When you are a teenager, you think that life is against you and that it’s your divine right to be rude to everyone. Everyone annoys you and you think that it is perfectly acceptable to tut and fuss and drive like a maniac and toot your horn at people who you see as inconsiderate drivers. You are a stroppy teenager, and if you are a girl, you are by far the rudest to your mother. It just goes with the territory. You think she has been put in your vision to drive you insane, and for that reason you must gun her down with cutting comments and pointless retorts. And you MUST ALWAYS have the last word. You stamp your feet and cry, and people secretly think that you are a horrible child, and hope for your mother that you come out of that phase as soon as possible. You make rude comments here there and everywhere, and you don’t worry about the consequences of how you make another person feel, whether it be a family member, a person in the street or someone that you don’t even know.
Or I did.
And then I grew up.
And now you know what? My biggest bugbear is people who are rude. I try to smile at people on the tube or say “have a good day” to the people on the till at the supermarket, and I can honestly say that it makes me feel better. I might not fall into that uber bitch category; skinny minnies covered in fake tan and giving withering glares to anyone who comes within ten feet of them, but I don’t feel horrible for glaring out some guy on the tube who accidentally stomped on my toe when the train stopped suddenly, because I just smiled and said “no worries”.

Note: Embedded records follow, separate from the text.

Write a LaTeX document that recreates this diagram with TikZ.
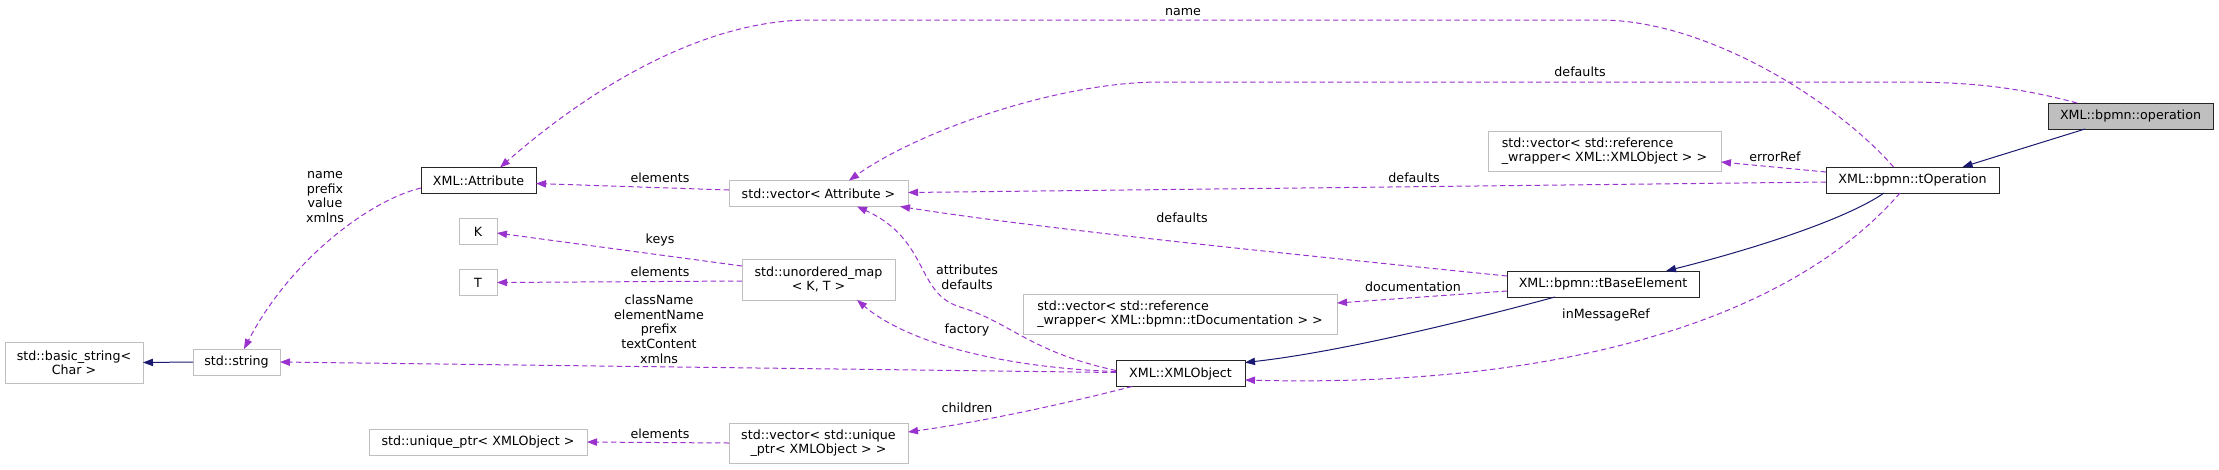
\documentclass[tikz,border=0pt]{standalone}
\usepackage{fontspec}
\setmainfont{DejaVu Sans}
\usepackage{tikz}
\usetikzlibrary{arrows.meta,calc}
\definecolor{edgepurple}{RGB}{154,50,205}
\definecolor{edgenavy}{RGB}{25,25,112}
\definecolor{boxgrey}{RGB}{191,191,191}
\tikzset{
  box/.style={draw, line width=0.75pt, inner sep=1pt, outer sep=0pt, minimum height=19.5pt,
              align=center, font=\fontsize{9.5}{10.5}\selectfont},
  clsbox/.style={box, draw=black!85},
  extbox/.style={box, draw=boxgrey},
  mainbox/.style={box, draw=black!85, fill=boxgrey},
  inherit/.style={-{Triangle[length=7.5pt,width=5.5pt]}, line width=0.75pt, edgenavy},
  usage/.style={-{Triangle[length=7.5pt,width=5.5pt]}, line width=0.75pt, edgepurple,
                dash pattern=on 4pt off 2.5pt},
  lbl/.style={align=center, inner sep=0pt, text=black, font=\fontsize{9.5}{11}\selectfont},
}

\begin{document}
\begin{tikzpicture}[x=0.75pt, y=-0.75pt]
  \useasboundingbox (0,0) rectangle (2219,469);
  % classes of the model
  \node[mainbox, minimum width=123.75pt]             (op)      at (2130.5,116) {XML::bpmn::operation};
  \node[clsbox, minimum width=129.75pt]              (tOp)     at (1912.5,180) {XML::bpmn::tOperation};
  \node[clsbox, minimum width=144pt]                 (tBase)   at (1603,284)   {XML::bpmn::tBaseElement};
  \node[clsbox, minimum width=96.75pt]               (xmlobj)  at (1180.5,373.5) {XML::XMLObject};
  \node[clsbox, minimum width=86.25pt]               (attr)    at (478.5,180.5) {XML::Attribute};
  % containers and library types
  \node[extbox, minimum width=174.75pt, minimum height=30pt, align=left] (errvec) at (1604.5,151)
       {std::vector< std::reference\\\_wrapper< XML::XMLObject > >};
  \node[extbox, minimum width=235.5pt, minimum height=30pt, align=left]  (docvec) at (1180,314)
       {std::vector< std::reference\\\_wrapper< XML::bpmn::tDocumentation > >};
  \node[extbox, minimum width=134.25pt]              (attrvec) at (818.5,193.5) {std::vector< Attribute >};
  \node[extbox, minimum width=114.75pt, minimum height=30.75pt] (umap) at (818.5,279.5)
       {std::unordered\_map\\< K, T >};
  \node[extbox, minimum width=134.25pt, minimum height=30pt] (uptrvec) at (818.5,443)
       {std::vector< std::unique\\\_ptr< XMLObject > >};
  \node[extbox, minimum width=28.5pt]                (K)       at (478,231.5)  {K};
  \node[extbox, minimum width=28.5pt]                (T)       at (478,282.5)  {T};
  \node[extbox, minimum width=163.5pt]               (uptr)    at (478,442)    {std::unique\_ptr< XMLObject >};
  \node[extbox, minimum width=65.25pt]               (str)     at (236.5,362)  {std::string};
  \node[extbox, minimum width=103.5pt, minimum height=30.75pt] (bstr) at (74,362.5)
       {std::basic\_string<\\Char >};

  % inheritance
  \draw[inherit] ($(op.south)+(-45.5,0)$) -- ($(tOp.north)+(50,0)$);
  \draw[inherit] ($(tOp.south)+(-28.5,0)$) .. controls (1845,220) and (1750,250) .. ($(tBase.north)+(63,0)$);
  \draw[inherit] ($(tBase.south)+(-48,0)$) .. controls (1470,320) and (1340,352) .. ($(xmlobj.east)+(0,-11)$);
  \draw[inherit] (str.west) -- (bstr.east);

  % usage
  \draw[usage] ($(op.north)+(-53.5,0)$) .. controls (2010,85) and (1960,82) .. (1900,82) -- (1160,82)
       .. controls (1060,82) and (920,130) .. ($(attrvec.north)+(30.5,0)$)
       node[lbl] at (1580,72) {defaults};
  \draw[usage] ($(tOp.north)+(-19,0)$) .. controls (1840,105) and (1710,20) .. (1600,20) -- (810,20)
       .. controls (710,20) and (600,80) .. ($(attr.north)+(21.5,0)$)
       node[lbl] at (1183,12) {name};
  \draw[usage] ($(tOp.west)+(0,-8)$) -- ($(errvec.east)+(0,11)$)
       node[lbl] at (1775,157) {errorRef};
  \draw[usage] ($(tOp.west)+(0,2)$) -- ($(attrvec.east)+(0,-1)$)
       node[lbl] at (1414,178) {defaults};
  \draw[usage] ($(tOp.south)+(-12.5,0)$) .. controls (1790,320) and (1560,388) .. ($(xmlobj.east)+(0,6.5)$)
       node[lbl] at (1606,315) {inMessageRef};
  \draw[usage] ($(tBase.west)+(0,-8)$) .. controls (1300,255) and (1050,230) .. ($(attrvec.south east)+(-8,0)$)
       node[lbl] at (1182,218) {defaults};
  \draw[usage] ($(tBase.west)+(0,7)$) -- ($(docvec.east)+(0,-11)$)
       node[lbl] at (1413,287) {documentation};
  \draw[usage] ($(xmlobj.west)+(0,-3)$) .. controls (1030,352) and (1010,322) .. (960,307)
       .. controls (915,293) and (930,240) .. ($(attrvec.south)+(38.5,0)$)
       node[lbl] at (967,277) {attributes\\defaults};
  \draw[usage] ($(xmlobj.west)+(0,-2)$) .. controls (1010,368) and (910,345) .. ($(umap.south)+(38.5,0)$)
       node[lbl] at (967,330) {factory};
  \draw[usage] ($(xmlobj.south west)+(16,0)$) .. controls (1060,405) and (980,422) .. ($(uptrvec.east)+(0,-11)$)
       node[lbl] at (967,408) {children};
  \draw[usage] ($(xmlobj.west)+(0,-1)$) -- (str.east)
       node[lbl] at (659,329) {className\\elementName\\prefix\\textContent\\xmlns};
  \draw[usage] ($(attr.west)+(0,7.5)$) .. controls (370,200) and (290,260) .. ($(str.north)+(7.5,0)$)
       node[lbl] at (325,197) {name\\prefix\\value\\xmlns};
  \draw[usage] ($(attrvec.west)+(0,-3.5)$) -- ($(attr.east)+(0,3)$)
       node[lbl] at (660,178) {elements};
  \draw[usage] ($(umap.west)+(0,-13.5)$) -- ($(K.east)+(0,1.5)$)
       node[lbl] at (660,240) {keys};
  \draw[usage] ($(umap.west)+(0,1.5)$) -- (T.east)
       node[lbl] at (660,272) {elements};
  \draw[usage] (uptrvec.west) -- (uptr.east)
       node[lbl] at (660,434) {elements};
\end{tikzpicture}
\end{document}
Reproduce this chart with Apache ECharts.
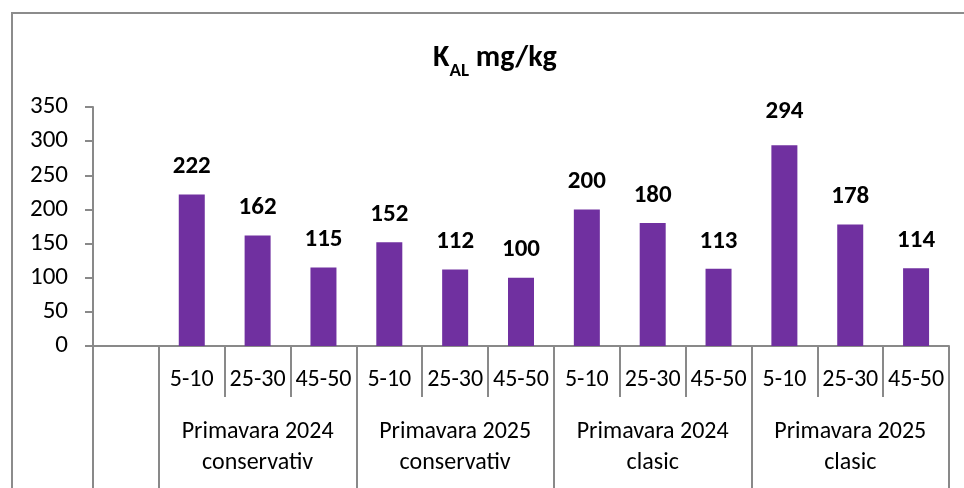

I think being mean gives you heart attacks. I have no solid clinical evidence to back this up, but being horrible to people for no reason has to have some sort of weird chemical reaction that makes your guts burn out and your organs ache. Or maybe it has the opposite effect. Maybe it hardens your heart, toughens your arteries and protects your organs, so that eventually you are old and alone with everyone you love having left you, and all you have to do all day is sit by yourself and think about how mean you were.
You can’t ever be happy if you are going around making other people unhappy, and for that reason I think it’s significant to be that one person who smiled on someone’s terrible day, the one girl who the checkout staff remember because you actually asked how they were, or the lady who you helped get their buggy off the bus because they looked like they were struggling. It might slow you down a bit, make your journey a little longer, but you know what, it will make you a better person.
And that’s my happy clappy thought today. Normal service will resume soon!